The dollar rose to its highest level in more than 2 years after the Federal Reserve's rate cut Wednesday, as currency markets got a reality check about the growth prospects of the greenback against the world's other currencies.
What's happening: Strategists have been expecting the dollar to weaken for the past 2 years, yet it has remained strong against global peers like the euro, pound and yuan. After Jerome Powell's Wednesday press conference, the dollar looks poised to rise to new highs.
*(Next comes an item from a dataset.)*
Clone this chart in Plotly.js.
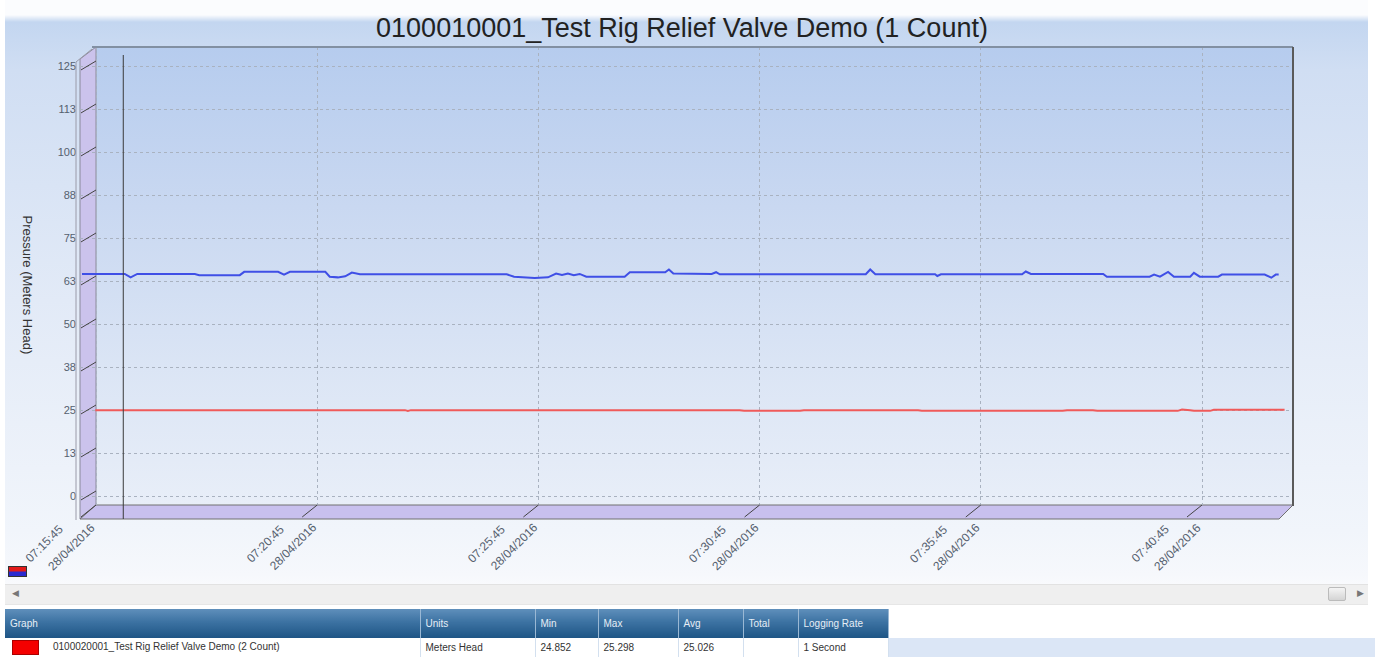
<!DOCTYPE html>
<html>
<head>
<meta charset="utf-8">
<script src="https://cdn.plot.ly/plotly-3.0.1.min.js"></script>
<style>
  html, body { margin:0; padding:0; width:1375px; height:657px; overflow:hidden; background:#ffffff; font-family:"Liberation Sans", Arial, sans-serif; }
  #bg { position:absolute; left:5px; top:0; width:1363px; height:606px;
        background:linear-gradient(to bottom, #fbfcfe 0px, #fbfcfe 15px, #c3d6f0 22px, #d0def3 70px, #e2eaf7 300px, #f1f5fb 530px, #f6f8fc 575px, #ffffff 606px); }
  #plotbg { position:absolute; left:96px; top:47px; width:1197px; height:458px;
        background:linear-gradient(to bottom, #b6ccee 0%, #c9d8f1 35%, #dbe5f5 70%, #e8eef8 100%); }
  #chart { position:absolute; left:0; top:0; width:1375px; height:657px; }
  #legicon { position:absolute; left:8px; top:566px; width:19px; height:11px; border:1px solid #333; box-sizing:border-box;
        background:linear-gradient(to bottom, #e21a1a 0%, #e21a1a 45%, #2a2ad0 55%, #2a2ad0 100%); }
  #scroll { position:absolute; left:5px; top:584px; width:1363px; height:19px; background:#efefef; border-top:1px solid #e2e2e2; border-bottom:1px solid #e6e6e6; }
  #scroll .la { position:absolute; left:7px; top:3px; font-size:9px; color:#777; }
  #scroll .ra { position:absolute; left:1352px; top:3px; font-size:9px; color:#777; }
  #scroll .thumb { position:absolute; left:1323px; top:2px; width:18px; height:14px; border:1px solid #bbb; border-radius:2px;
        background:linear-gradient(to bottom, #f4f4f4, #d4d4d4); box-sizing:border-box; }
  #tbl { position:absolute; left:5px; top:609px; border-collapse:collapse; table-layout:fixed; font-size:10px; width:883px; }
  #tbl th { height:29px; padding:0 0 0 5px; text-align:left; font-weight:normal; color:#e6eef6; font-size:10px;
        background:linear-gradient(to bottom, #5f8fbb 0%, #3c72a2 45%, #1e5585 100%); border-right:1px solid #9ab8d4; box-sizing:border-box; }
  #tbl td { height:19px; padding:0 0 0 5px; color:#333; background:#ffffff; border-right:1px solid #d3e0ef; white-space:nowrap; overflow:hidden; box-sizing:border-box; }
  #rowfill { position:absolute; left:888px; top:638px; width:487px; height:19px; background:#dbe6f6; }
  .sw { display:inline-block; width:27px; height:15px; background:#f40000; border:1px solid #aa0000; vertical-align:middle; margin:0 14px 0 2px; box-sizing:border-box; }
</style>
</head>
<body>
<div id="bg"></div>
<div id="plotbg"></div>
<div id="chart"></div>
<div id="legicon"></div>
<div id="scroll"><span class="la">&#9664;</span><div class="thumb"></div><span class="ra">&#9654;</span></div>
<div id="rowfill"></div>
<table id="tbl"><colgroup id="cols"></colgroup><thead><tr id="hdr"></tr></thead><tbody><tr id="row"></tr></tbody></table>
<script>
// ---------------- data ----------------
const chartTitle = "0100010001_Test Rig Relief Valve Demo (1 Count)";
const yAxisTitle = "Pressure (Meters Head)";
const dateStr = "2016-04-28";

const blueTimes = ["07:15:26","07:16:24","07:16:32","07:16:41","07:17:59","07:18:05","07:19:00","07:19:06","07:19:52","07:20:00",
  "07:20:08","07:20:56","07:21:02","07:21:13","07:21:23","07:21:32","07:21:43","07:25:02","07:25:12","07:25:40",
  "07:25:58","07:26:09","07:26:17","07:26:25","07:26:33","07:26:41","07:26:50","07:27:42","07:27:49","07:28:37",
  "07:28:42","07:28:48","07:29:40","07:29:46","07:29:51","07:33:09","07:33:15","07:33:22","07:34:43","07:34:46",
  "07:34:51","07:36:41","07:36:46","07:36:53","07:38:31","07:38:36","07:39:34","07:39:40","07:39:48","07:39:59",
  "07:40:07","07:40:29","07:40:34","07:40:42","07:41:07","07:41:12","07:42:10","07:42:19","07:42:25","07:42:29"];
const blueValues = [64.7,64.7,63.7,64.7,64.7,64.35,64.35,65.3,65.3,64.5,
  65.3,65.3,63.9,63.7,64.0,65.1,64.6,64.6,63.9,63.5,
  63.7,64.8,64.4,64.8,64.3,64.7,63.9,63.9,65.2,65.2,
  66.0,64.8,64.7,65.2,64.6,64.6,66.0,64.6,64.6,64.1,
  64.6,64.6,65.4,64.7,64.7,63.9,63.9,64.5,63.9,65.3,
  63.9,63.9,65.0,63.9,63.9,64.5,64.5,63.6,64.5,64.5];

const redTimes = ["07:15:44","07:22:44","07:22:48","07:22:52","07:30:18","07:30:24","07:31:40","07:31:45","07:34:20","07:34:25",
  "07:37:36","07:37:42","07:38:17","07:38:23","07:40:12","07:40:18","07:40:29","07:40:34","07:40:56","07:41:01","07:42:37"];
const redValues = [25.1,25.1,24.85,25.1,25.1,24.9,24.9,25.1,25.1,24.9,
  24.9,25.1,25.1,24.9,24.9,25.3,25.1,24.9,24.9,25.2,25.2];

const xTickTimes = ["07:15:45","07:20:45","07:25:45","07:30:45","07:35:45","07:40:45"];
const xTickDate = "28/04/2016";
const yTickVals = [0,12.5,25,37.5,50,62.5,75,87.5,100,112.5,125];
const yTickText = ["0","13","25","38","50","63","75","88","100","113","125"];
const cursorTime = "07:16:22";

const tableHeaders = ["Graph","Units","Min","Max","Avg","Total","Logging Rate"];
const tableRow = ["0100020001_Test Rig Relief Valve Demo (2 Count)","Meters Head","24.852","25.298","25.026","","1 Second"];

// ---------------- layout constants ----------------
const W = 1375, H = 657;
const PL = 80, PR = 1293, PT = 47, PB = 505;      // plot area in pixels
const WALLX = 96;                                  // back wall left edge
const SEC_PER_PX = 300 / 221.2;                    // time scale
const colWidths = [415,115,63,80,65,55,90];

function toMs(t){ return Date.parse(dateStr + "T" + t + "Z"); }
function xp(px){ return (px - PL) / (PR - PL); }
function yp(py){ return (PB - py) / (PB - PT); }

const t0 = toMs(xTickTimes[0]);
const xRange = [t0 + (PL - WALLX) * SEC_PER_PX * 1000, t0 + (PR - WALLX) * SEC_PER_PX * 1000];
const yPerPx = 1 / 3.44;
const y0val = 25 - (PB - 410.5) * yPerPx;          // value at plot bottom
const yRange = [y0val, y0val + (PB - PT) * yPerPx];

// ---------------- traces ----------------
const traces = [
  { x: redTimes.map(toMs), y: redValues, type: "scatter", mode: "lines", name: "0100020001",
    line: { color: "#f05a5a", width: 2 }, hoverinfo: "skip" },
  { x: blueTimes.map(toMs), y: blueValues, type: "scatter", mode: "lines", name: "0100010001",
    line: { color: "#3f4fe6", width: 2 }, hoverinfo: "skip" }
];

// ---------------- shapes ----------------
const shapes = [];
shapes.push({ type: "path", xref: "paper", yref: "paper", layer: "between",
  path: `M ${xp(80)},${yp(59)} L ${xp(96)},${yp(47)} L ${xp(96)},${yp(505)} L ${xp(80)},${yp(519)} Z`,
  fillcolor: "#cbc3ec", line: { color: "#8a8a9a", width: 1 } });
shapes.push({ type: "path", xref: "paper", yref: "paper", layer: "between",
  path: `M ${xp(80)},${yp(519)} L ${xp(96)},${yp(505)} L ${xp(1293)},${yp(505)} L ${xp(1279)},${yp(519)} Z`,
  fillcolor: "#c8c0ee", line: { color: "#707070", width: 1 } });
shapes.push({ type: "line", xref: "paper", yref: "paper", layer: "above",
  x0: xp(76), x1: xp(76), y0: yp(62), y1: yp(520), line: { color: "#9a9aa8", width: 1 } });
shapes.push({ type: "line", xref: "paper", yref: "paper", layer: "above",
  x0: xp(76), x1: xp(92), y0: yp(62), y1: yp(49), line: { color: "#9a9aa8", width: 1 } });
shapes.push({ type: "line", xref: "paper", yref: "paper", layer: "above",
  x0: xp(92), x1: xp(1293), y0: yp(47), y1: yp(47), line: { color: "#8290a2", width: 2 } });
shapes.push({ type: "line", xref: "paper", yref: "paper", layer: "above",
  x0: xp(1293), x1: xp(1293), y0: yp(47), y1: yp(506), line: { color: "#5a5a5a", width: 2 } });
yTickVals.forEach(v => shapes.push({ type: "line", xref: "paper", yref: "y", layer: "above",
  x0: xp(81), x1: xp(96), y0: v - 1.0, y1: v + 1.6, line: { color: "#444", width: 1 } }));
xTickTimes.forEach(t => { const m = toMs(t); shapes.push({ type: "line", xref: "x", yref: "paper", layer: "above",
  x0: m, x1: m - 15 * SEC_PER_PX * 1000, y0: 0, y1: yp(517), line: { color: "#444", width: 1 } }); });
shapes.push({ type: "line", xref: "x", yref: "paper", layer: "above",
  x0: toMs(cursorTime), x1: toMs(cursorTime), y0: yp(519), y1: yp(55), line: { color: "#3a3a3a", width: 1 } });

// ---------------- x tick labels (two left-aligned rotated lines) ----------------
const tickFont = { family: "Liberation Sans, Arial, sans-serif", size: 12, color: "#55606e" };
const annotations = [{ text: yAxisTitle, xref: "paper", yref: "paper", x: xp(18), y: yp(285),
  textangle: 90, showarrow: false, font: { size: 13, color: "#333" } }];
xTickTimes.forEach(t => {
  annotations.push({ text: t, xref: "x", yref: "paper", x: toMs(t), y: yp(521), xshift: -29,
    xanchor: "right", yanchor: "top", textangle: -45, showarrow: false, font: tickFont, borderpad: 0 });
  annotations.push({ text: xTickDate, xref: "x", yref: "paper", x: toMs(t), y: yp(519), xshift: 3,
    xanchor: "right", yanchor: "top", textangle: -45, showarrow: false, font: tickFont, borderpad: 0 });
});

const layout = {
  width: W, height: H,
  margin: { l: PL, r: W - PR, t: PT, b: H - PB, pad: 0 },
  paper_bgcolor: "rgba(0,0,0,0)", plot_bgcolor: "rgba(0,0,0,0)",
  showlegend: false,
  font: { family: "Liberation Sans, Arial, sans-serif", color: "#555", size: 10 },
  title: { text: chartTitle, x: 0.496, xref: "container", y: 1 - 28 / H, yref: "container", yanchor: "middle",
    font: { family: "Liberation Sans, Arial, sans-serif", size: 27, color: "#222" } },
  xaxis: {
    type: "date", range: xRange, fixedrange: true,
    tickvals: xTickTimes.map(toMs), showticklabels: false, ticks: "",
    showgrid: true, gridcolor: "#a9b2c0", griddash: "dot", gridwidth: 1,
    showline: false, zeroline: false
  },
  yaxis: {
    range: yRange, fixedrange: true,
    tickvals: yTickVals, ticktext: yTickText, ticks: "", ticklabelstandoff: 3,
    tickfont: { size: 11, color: "#55606e" },
    showgrid: true, gridcolor: "#a9b2c0", griddash: "dot", gridwidth: 1,
    showline: false, zeroline: false
  },
  annotations: annotations,
  shapes: shapes
};

Plotly.newPlot("chart", traces, layout, { displayModeBar: false, staticPlot: true });

// ---------------- table ----------------
const cols = document.getElementById("cols");
colWidths.forEach(w => { const c = document.createElement("col"); c.style.width = w + "px"; cols.appendChild(c); });
const hdr = document.getElementById("hdr");
tableHeaders.forEach(h => { const th = document.createElement("th"); th.textContent = h; hdr.appendChild(th); });
const row = document.getElementById("row");
tableRow.forEach((c, i) => {
  const td = document.createElement("td");
  if (i === 0) { const s = document.createElement("span"); s.className = "sw"; td.appendChild(s); }
  td.appendChild(document.createTextNode(c));
  row.appendChild(td);
});
</script>
</body>
</html>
Why it matters: President Trump has openly complained about the strong dollar's negative impact on U.S. businesses that generate significant revenue overseas — many of which are also suffering from the trade war. Continued appreciation now seems likely and could prompt action from the White House.
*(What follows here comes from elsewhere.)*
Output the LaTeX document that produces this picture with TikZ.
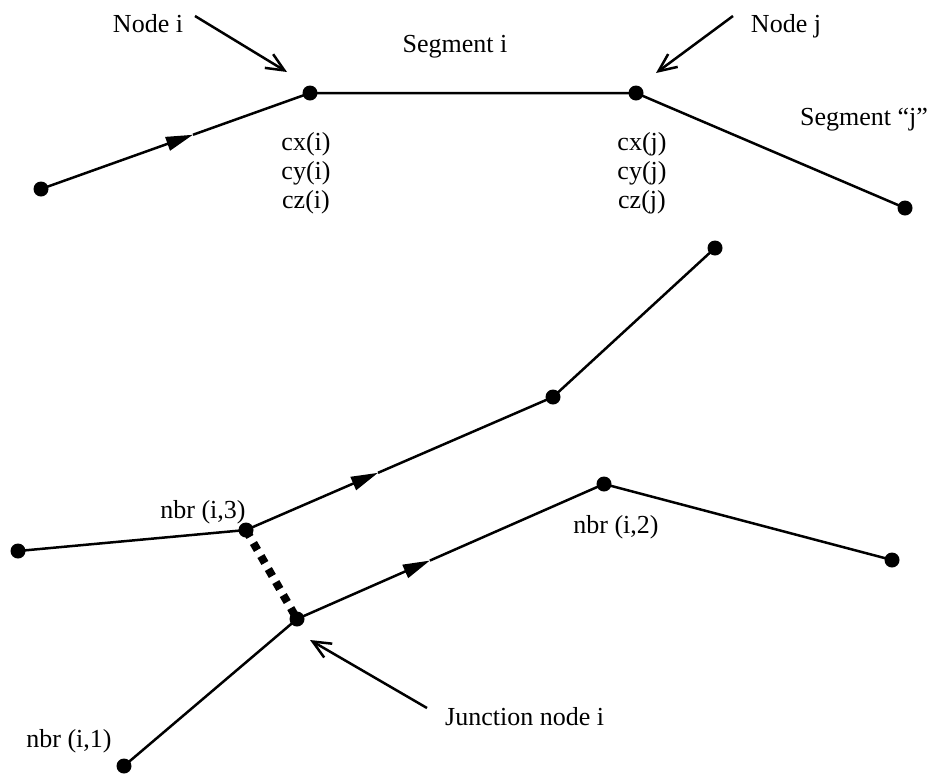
\documentclass[tikz,border=0pt]{standalone}
\usepackage{fontspec}
\setmainfont{Liberation Serif}
\usetikzlibrary{arrows.meta,calc}
\begin{document}
\begin{tikzpicture}[x=1pt,y=-1pt,
  seg/.style={line width=2.5pt},
  dotnode/.style={circle,fill=black,inner sep=0pt,minimum size=15pt},
  lbl/.style={font=\fontsize{26}{30}\selectfont, inner sep=0pt},
  midarrow/.style={line width=2.5pt,-{Triangle[length=27pt,width=14pt]}},
  pointer/.style={line width=2.5pt,-{Straight Barb[length=18pt,width=16pt,line width=2.5pt]}},
  dashlink/.style={line width=8pt,dash pattern=on 8pt off 7pt}
  ]
\useasboundingbox (0,0) rectangle (932,777);
% top points
\coordinate (A) at (41,189);
\coordinate (I) at (310,93);
\coordinate (J) at (636,93);
\coordinate (E) at (905,208);
\coordinate (m1) at ($(A)!0.565!(I)$);
% bottom points
\coordinate (U) at (715,248);
\coordinate (M) at (553,397);
\coordinate (N3) at (246,530);
\coordinate (L) at (18,551);
\coordinate (N2) at (604,484);
\coordinate (R) at (892,560);
\coordinate (Jn) at (297,619);
\coordinate (N1) at (124,766);
\coordinate (m2) at ($(N3)!0.43!(M)$);
\coordinate (m3) at ($(Jn)!0.433!(N2)$);
% pointer coordinates
\coordinate (pis) at (195,16);
\coordinate (pit) at (287,72);
\coordinate (pjs) at (733,16);
\coordinate (pjt) at (656,73);
\coordinate (pks) at (427,708);
\coordinate (pkt) at (310,640);

% segments
\draw[midarrow] (A) -- (m1);
\draw[seg] (m1) -- (I) -- (J) -- (E);
\draw[seg] (L) -- (N3);
\draw[midarrow] (N3) -- (m2);
\draw[seg] (m2) -- (M) -- (U);
\draw[seg] (N1) -- (Jn);
\draw[midarrow] (Jn) -- (m3);
\draw[seg] (m3) -- (N2) -- (R);
\draw[dashlink] (N3) -- (Jn);

% dots
\foreach \p in {A,I,J,E,U,M,N3,L,N2,R,Jn,N1}
  \node[dotnode] (d\p) at (\p) {};

% pointers
\draw[pointer] (pis) -- (pit);
\draw[pointer] (pjs) -- (pjt);
\draw[pointer] (pks) -- (pkt);

% labels
\node[lbl,anchor=base] (tni) at (148,32) {Node i};
\node[lbl,anchor=base] (tnj) at (786,32) {Node j};
\node[lbl,anchor=base] (tsi) at (455,52) {Segment i};
\node[lbl,anchor=base] (tsj) at (864,125) {Segment “j”};
\node[lbl,anchor=base] (cxi) at (306,150) {cx(i)};
\node[lbl,anchor=base] (cyi) at (306,179) {cy(i)};
\node[lbl,anchor=base] (czi) at (306,208) {cz(i)};
\node[lbl,anchor=base] (cxj) at (642,150) {cx(j)};
\node[lbl,anchor=base] (cyj) at (642,179) {cy(j)};
\node[lbl,anchor=base] (czj) at (642,208) {cz(j)};
\node[lbl,anchor=base] (nb3) at (203,518) {nbr (i,3)};
\node[lbl,anchor=base] (nb2) at (616,533) {nbr (i,2)};
\node[lbl,anchor=base] (nb1) at (69,747) {nbr (i,1)};
\node[lbl,anchor=base west] (tjn) at (445,725) {Junction node i};
\end{tikzpicture}
\end{document}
What they're saying: John Doyle, vice president of dealing and trading at Tempus Inc., tells Axios that Wednesday's news conference marks a "recalibration" for investors in the currency markets.
- If Powell and the Fed stand by the "mid-cycle adjustment" language used during Powell's press conference, the dollar could test its highs from March 2017.
Investors had been factoring in multiple rate cuts from the Fed in the next 12 months, but Powell reset expectations about the direction of U.S. monetary policy versus the rest of the world, Joe Manimbo, senior market analyst at Western Union Business Solutions, tells Axios.
- "Today’s hawkish rate cut poured cold water on expectations for a series of rate cuts for the balance of the year," he said.
- What happens next for the dollar will depend on what the other central banks bring to the table, Manimbo added. "If we see forceful action from the ECB in September, if the Bank of Canada joins the action, that could send the dollar flying significantly higher," he said.